Update: Lights Out For Thompson’s Bulb Amendment

By: Chris Bowman, Staff Writer 

As the budget debate trudges on inside the Beltway, lawmakers are arguing over another, and less potentially-apocalyptic (or at least, the rhetoric surrounding the it) issue: light bulbs.

Rep. Glenn Thompson (R-PA) offered an amendment to the 2012 legislative appropriations bill that would limit funding for energy-efficient compact fluorescent light (CFL) bulbs within the U.S. Capitol facilities failed in the House by a 130-283 vote.

Rep. Thompson stressed that the older bulbs provide American jobs and the potential danger of a mercury bulb breaking in his failed assault against the CFL bulbs. More American companies make Halogen bulbs, Thompson claimed.

He also warned that if a single CFL bulb broke, legislators would have to “evacuate” the chamber, whereas if a less energy-conscious incandescent bulb broke, “we get the broom.”

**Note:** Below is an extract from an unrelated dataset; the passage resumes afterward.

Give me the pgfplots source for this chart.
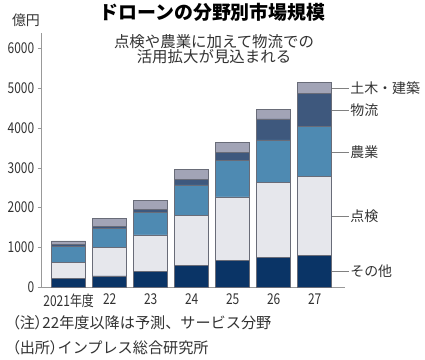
\documentclass[border=0pt]{standalone}
\usepackage{fontspec}
\setmainfont{Noto Sans CJK JP}
\newfontfamily\numfont[FakeStretch=0.8]{Noto Sans CJK JP}
\usepackage{pgfplots}
\usepackage{pgfplotstable}
\pgfplotsset{compat=1.18}
\definecolor{csonota}{RGB}{10,52,102}
\definecolor{ctenken}{RGB}{230,231,236}
\definecolor{cnogyo}{RGB}{78,138,178}
\definecolor{cbutsu}{RGB}{62,88,125}
\definecolor{cdoboku}{RGB}{162,164,182}
\definecolor{barline}{RGB}{105,108,120}
\definecolor{txt}{RGB}{50,50,50}
\tikzset{lbl/.style={anchor=west, inner sep=1bp, text=txt, font=\fontsize{14}{14}\selectfont}}
\newcommand\pp[1]{{\addfontfeatures{RawFeature=+palt}#1}}

\pgfplotstableread{
x a b c d e
0 210 410 410 40 90
1 280 720 480 40 210
2 390 920 570 75 220
3 540 1270 760 140 240
4 660 1610 910 210 250
5 740 1895 1065 530 245
6 805 1970 1260 840 270
}\data

\begin{document}
\begin{tikzpicture}
\useasboundingbox (0,0) rectangle (425bp,360bp);
\node[font=\fontsize{19}{19}\selectfont\bfseries] at (212.5bp,347.5bp) {ドローンの分野別市場規模};
\node[font=\fontsize{15.5}{15.5}\selectfont, align=center, text=txt] at (214bp,310.7bp) {点検や農業に加えて物流での\\活用拡大が見込まれる};
\node[font=\fontsize{14}{14}\selectfont, text=txt] at (26bp,340bp) {億円};
\node[font=\fontsize{15.2}{15.2}\selectfont, text=txt, anchor=west, inner sep=0pt] at (12bp,37bp) {\pp{（注）}22年度以降は予測、サービス分野};
\node[font=\fontsize{15.2}{15.2}\selectfont, text=txt, anchor=west, inner sep=0pt] at (12bp,12bp) {\pp{（出所）}インプレス総合研究所};
\begin{axis}[
  at={(40.7bp,73bp)}, anchor=south west,
  width=304.3bp, height=254.3bp, scale only axis,
  xmin=-0.683, xmax=6.74, ymin=0, ymax=6400,
  ybar stacked, bar width=34bp,
  axis lines=left, axis line style={-, draw=gray!80},
  ytick={0,1000,...,6000}, xtick={0,...,6},
  xticklabels={2021年度,22,23,24,25,26,27},
  tick align=outside, major tick length=3bp,
  xtick style={draw=none}, ytick style={draw=gray!80},
  /pgf/number format/assume math mode=true,
  /pgf/number format/1000 sep={},
  yticklabel style={font=\numfont\fontsize{15}{15}\selectfont, text=txt},
  xticklabel style={font=\numfont\fontsize{15}{15}\selectfont, text=txt},
  clip=false,
]
\addplot[fill=csonota, draw=barline, line width=0.6bp] table[x=x,y=a]{\data};
\addplot[fill=ctenken, draw=barline, line width=0.6bp] table[x=x,y=b]{\data};
\addplot[fill=cnogyo, draw=barline, line width=0.6bp] table[x=x,y=c]{\data};
\addplot[fill=cbutsu, draw=barline, line width=0.6bp] table[x=x,y=d]{\data};
\addplot[fill=cdoboku, draw=barline, line width=0.6bp] table[x=x,y=e]{\data};
\draw[gray] (axis cs:6.415,5010) -- (axis cs:6.84,5010) node[lbl] {土木・建築};
\draw[gray] (axis cs:6.415,4455) -- (axis cs:6.84,4455) node[lbl] {物流};
\draw[gray] (axis cs:6.415,3405) -- (axis cs:6.84,3405) node[lbl] {農業};
\draw[gray] (axis cs:6.415,1790) -- (axis cs:6.84,1790) node[lbl] {点検};
\draw[gray] (axis cs:6.415,402) -- (axis cs:6.84,402) node[lbl] {その他};
\end{axis}
\end{tikzpicture}
\end{document}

Representative Mike Honda (D-CA) countered this claim, explaining that “There has been no proof that these light bulbs expose people to unhealthy levels of mercury.” He continued, claiming that “this scare tactic is trying to impose fear and is a result of an overblown media report that exaggerated the potential danger.”

The EPA does recommend clearing an area where a CFL bulb breaks, though CFL bulbs contain only 1/100 of the mercury typically found in old-fashioned thermometers and most experts agree that these pose a minimal threat.

In general, the Republican party has attacked a 2007 law mandating energy-efficient bulbs. First, the GOP brought a measure to the floor, the Bulb Act, that would have reined in the original regulation mandating Americans use energy-efficient bulbs, but, that failed because of the way in which the Republicans brought the measure to the floor. Rep. Thompson voted against the first measure. Then, they successfully offered an amendment to the Energy and Water Appropriations bill that would block funding to enforce the regulation. Finally, Rep. Thompson offered his amendment to the Legislative Branch Appropriations legislation. In particular, Rep. Thompson’s argument has been a jobs argument, that the new energy-efficient bulbs are not made by American workers, he wants to see the United States promoting American jobs, not just energy efficiency.